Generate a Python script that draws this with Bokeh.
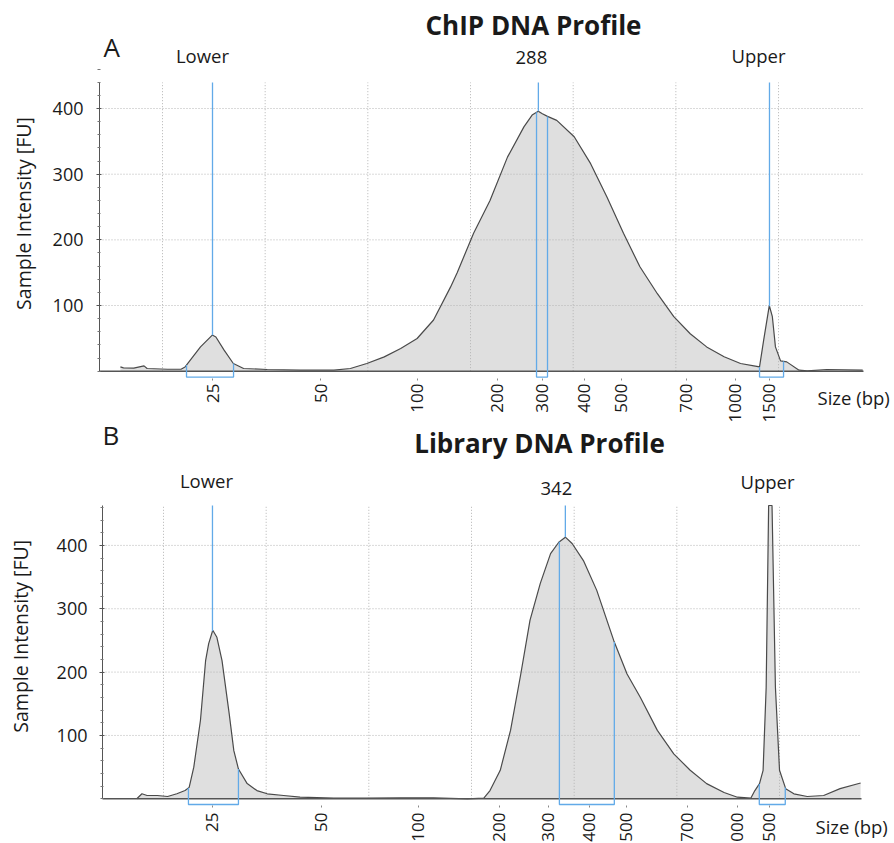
import numpy as np
from math import pi
from bokeh.plotting import figure
from bokeh.layouts import column
from bokeh.models import Range1d, FixedTicker, Label, LinearAxis
from bokeh.embed import file_html
from bokeh.resources import INLINE

# ---------------- data ----------------
tick_labels = ["25", "50", "100", "200", "300", "400", "500", "700", "1000", "1500"]
a_tick_time = [54.87, 65.39, 74.83, 82.62, 87.00, 91.09, 94.70, 101.02, 105.79, 109.10]
b_tick_time = [54.77, 65.38, 74.83, 82.72, 87.49, 91.48, 95.08, 101.02, 105.89, 109.01]
grid_time = [50, 60, 70, 80, 90, 100, 110]
fu_ticks = [100, 200, 300, 400]
fu_minor = [0, 20, 40, 60, 80, 120, 140, 160, 180, 220, 240, 260, 280, 320, 340, 360, 380, 420, 440, 460]

a_title = "ChIP DNA Profile"
b_title = "Library DNA Profile"

# migration time (s) and intensity (FU)
a_time = [45.9, 46.2, 47.2, 48.2, 48.5, 50.5, 51.8, 52.2, 53.7, 54.85, 55.2, 56.0, 56.9, 57.9,
          60.2, 63.4, 66.7, 68.3, 69.9, 71.6, 73.2, 74.8, 76.4, 78.05, 78.7, 80.3, 81.9, 83.6,
          85.2, 86.0, 86.6, 87.0, 87.5, 88.4, 90.1, 91.7, 93.3, 94.9, 96.5, 98.2, 99.8, 101.4,
          103.0, 104.7, 106.3, 107.6, 108.15, 108.55, 109.1, 109.4, 109.7, 110.2, 110.8, 112.0,
          112.8, 114.7, 118.2]
a_fu = [6.5, 5.0, 4.6, 8.1, 4.1, 3.0, 3.0, 6.5, 37, 55, 52, 32, 11.7, 4.1,
        2.6, 1.5, 1.5, 4.1, 11.7, 21.8, 34.6, 49.8, 78, 128, 150, 210, 260, 326,
        372, 390, 396, 392, 388, 382, 357, 316, 265, 210, 159, 118, 83, 57,
        37, 22, 11.7, 8.1, 6.5, 47, 100, 83, 37, 15.7, 14.2, 1.5,
        0.5, 2.6, 1.5]

b_time = [47.4, 47.9, 48.4, 49.4, 50.4, 51.3, 52.1, 52.5, 52.95, 53.6, 54.1, 54.4, 54.8, 55.2,
          55.7, 56.4, 56.85, 57.3, 58.15, 59.1, 60.1, 61.7, 63.3, 66.6, 69.8, 73.1, 76.3, 79.6,
          81.2, 81.8, 82.8, 83.8, 84.8, 85.7, 86.7, 87.7, 88.5, 89.14, 89.8, 90.9, 92.2, 93.85,
          95.15, 96.45, 98.1, 99.7, 101.3, 102.9, 104.6, 105.9, 107.2, 107.6, 108.05, 108.4,
          108.7, 108.94, 109.1, 109.27, 109.6, 110.0, 110.6, 111.4, 112.7, 114.3, 115.9, 117.9]
b_fu = [0, 7.9, 5.2, 5.2, 3.6, 7.9, 13, 18, 50, 124, 218, 245, 266, 255,
        218, 134, 76, 47, 24, 13, 7.9, 5.2, 2.5, 1.0, 1.0, 1.6, 1.6, 0,
        1.0, 13, 45, 108, 197, 282, 340, 387, 405, 413, 403, 376, 329, 250,
        197, 160, 108, 71, 45, 24, 10, 2.5, 1.0, 13, 24, 45,
        176, 463, 463, 463, 176, 45, 16, 7.9, 3.6, 5.2, 16, 25]

a_peak_names = ["Lower", "288", "Upper"]
a_peak_time = [54.87, 86.61, 109.12]
a_bracket_lo = [52.34, 86.43, 108.15]
a_bracket_hi = [56.92, 87.50, 110.49]

b_peak_names = ["Lower", "342", "Upper"]
b_peak_time = [54.77, 89.14, 109.12]
b_bracket_lo = [52.43, 88.56, 108.03]
b_bracket_hi = [57.30, 93.91, 110.56]

# ---------------- style ----------------
FONT = "Open Sans"
TXT = "#1a1a1a"
BLUE = "#62aae8"
FILL = "#dfdfdf"
CURVE = "#4a4a4a"
GRID = "#b4b4b4"
W = 894


def panel(cfg):
    # layout: pixel geometry of the panel (page coordinates)
    x50, pps = cfg["x50"], cfg["pps"]          # x of the 50 s grid line, px per second
    y0, ppu = cfg["y0"], cfg["ppu"]            # y of 0 FU, px per FU
    top, h = cfg["top"], cfg["height"]

    def t_of(x):
        return 50 + (x - x50) / pps

    def v_of(y):
        return (y0 - y) / ppu

    def sy_of(y):
        return h - (y - top)

    t_axis, t_end = t_of(cfg["axis_x"]), t_of(cfg["right_x"])
    ytop = v_of(cfg["top_y"])

    p = figure(width=W, height=h, x_range=Range1d(t_of(0), t_of(W)),
               y_range=Range1d(v_of(top + h), v_of(top)),
               x_axis_type=None, y_axis_type=None,
               output_backend="svg", toolbar_location=None, min_border=0)
    p.outline_line_color = None
    p.background_fill_color = "white"
    p.border_fill_color = "white"

    t = np.array(cfg["time"], dtype=float)
    v = np.array(cfg["fu"], dtype=float)

    p.varea(x=t, y1=np.zeros_like(v), y2=v, fill_color=FILL)

    # dotted grid (over the fill, as in the reference)
    p.segment(x0=grid_time, y0=[0] * len(grid_time), x1=grid_time, y1=[ytop] * len(grid_time),
              line_color=GRID, line_dash="1 2", line_width=1)
    p.segment(x0=[t_axis] * len(fu_ticks), y0=fu_ticks, x1=[t_end] * len(fu_ticks), y1=fu_ticks,
              line_color=GRID, line_dash="1 2", line_width=1)

    p.line(t, v, line_color=CURVE, line_width=1.2)
    p.segment(x0=[t_axis], y0=[0], x1=[t_end], y1=[0], line_color="#555555", line_width=1.5)

    # peak marker lines
    pt = np.array(cfg["peak_time"])
    pv = np.interp(pt, t, v)
    p.segment(x0=pt, y0=pv, x1=pt, y1=[ytop] * len(pt), line_color=BLUE, line_width=1.3)

    # integration brackets
    lo = np.array(cfg["lo"]); hi = np.array(cfg["hi"])
    xs = [[a, a, b, b] for a, b in zip(lo, hi)]
    ys = [[np.interp(a, t, v), -9, -9, np.interp(b, t, v)] for a, b in zip(lo, hi)]
    p.multi_line(xs=xs, ys=ys, line_color=BLUE, line_width=1.3)

    # peak names
    for name, tt, dx, yy in zip(cfg["names"], pt, cfg["name_dx"], cfg["name_y"]):
        p.add_layout(Label(x=tt, y=sy_of(yy), x_units="data", y_units="screen", x_offset=dx,
                           text=name, text_align="center", text_baseline="middle",
                           text_font=FONT, text_font_size="18.5px", text_color=TXT))

    # y axis
    ya = LinearAxis(fixed_location=t_axis, ticker=FixedTicker(ticks=fu_ticks, minor_ticks=fu_minor))
    ya.bounds = (0, ytop)
    ya.axis_line_color = "#555555"
    ya.major_tick_line_color = "#555555"
    ya.minor_tick_line_color = "#777777"
    ya.major_tick_in = 2
    ya.major_tick_out = 3
    ya.minor_tick_in = 1
    ya.minor_tick_out = 2
    ya.major_label_standoff = cfg["ystand"]
    ya.major_label_text_font = FONT
    ya.major_label_text_font_size = "18px"
    ya.major_label_text_color = TXT
    p.add_layout(ya, "left")

    # x axis (size labels at their migration times)
    ticks = cfg["ticks"]
    xa = LinearAxis(fixed_location=v_of(cfg["tick_y"]), ticker=FixedTicker(ticks=ticks))
    xa.axis_line_color = None
    xa.major_tick_line_color = "#888888"
    xa.major_tick_in = 0
    xa.major_tick_out = 2
    xa.major_label_orientation = pi / 2
    xa.major_label_standoff = cfg["xstand"]
    xa.major_label_text_font = FONT
    xa.major_label_text_font_size = "17px"
    xa.major_label_text_color = TXT
    xa.major_label_overrides = {tk: lab for tk, lab in zip(ticks, tick_labels)}
    p.add_layout(xa, "below")

    # texts around the plot area (screen units from the canvas bottom-left)
    def lab(text, x, y, size, **kw):
        p.add_layout(Label(x=x, y=sy_of(y), x_units="screen", y_units="screen", text=text,
                           text_font=FONT, text_font_size=size, text_color=TXT,
                           text_baseline="middle", **kw))

    lab(cfg["title"], *cfg["title_xy"], "26px", text_font_style="bold", text_align="center")
    lab(cfg["letter"], *cfg["letter_xy"], "26px", text_align="left")
    lab("Sample Intensity [FU]", *cfg["ylab_xy"], "19.5px", angle=pi / 2, text_align="center")
    lab("Size (bp)", *cfg["size_xy"], "18.5px", text_align="left")
    return p


pa = panel(dict(top=0, height=423, x50=162, pps=10.267, y0=370.7, ppu=0.6567,
                axis_x=99, right_x=863, top_y=82, tick_y=378, xstand=3, ystand=13,
                time=a_time, fu=a_fu, peak_time=a_peak_time, lo=a_bracket_lo, hi=a_bracket_hi,
                names=a_peak_names, name_dx=[-10, -7, -11], name_y=[54.5, 56.7, 54.8],
                ticks=a_tick_time, title=a_title, title_xy=(533, 24),
                letter="A", letter_xy=(103, 46), ylab_xy=(22.5, 213), size_xy=(817, 397)))

pb = panel(dict(top=423, height=420, x50=163, pps=10.267, y0=798.3, ppu=0.6335,
                axis_x=102, right_x=861, top_y=505, tick_y=805, xstand=5, ystand=12,
                time=b_time, fu=b_fu, peak_time=b_peak_time, lo=b_bracket_lo, hi=b_bracket_hi,
                names=b_peak_names, name_dx=[-6, -9, -3], name_y=[479.5, 487.5, 480.5],
                ticks=b_tick_time, title=b_title, title_xy=(539, 442.5),
                letter="B", letter_xy=(102, 434), ylab_xy=(20, 635.8), size_xy=(815, 826)))

layout = column(pa, pb)
open("out.html", "w").write(file_html(layout, INLINE))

EXERCISE AIM: Starting at the top of the listing above, reproduce each line up to and including the one with "from bokeh.resources import INLINE"; omit the pictures.

FULL OUTPUT:
Generate a Python script that draws this with Bokeh.
import numpy as np
from math import pi
from bokeh.plotting import figure
from bokeh.layouts import column
from bokeh.models import Range1d, FixedTicker, Label, LinearAxis
from bokeh.embed import file_html
from bokeh.resources import INLINE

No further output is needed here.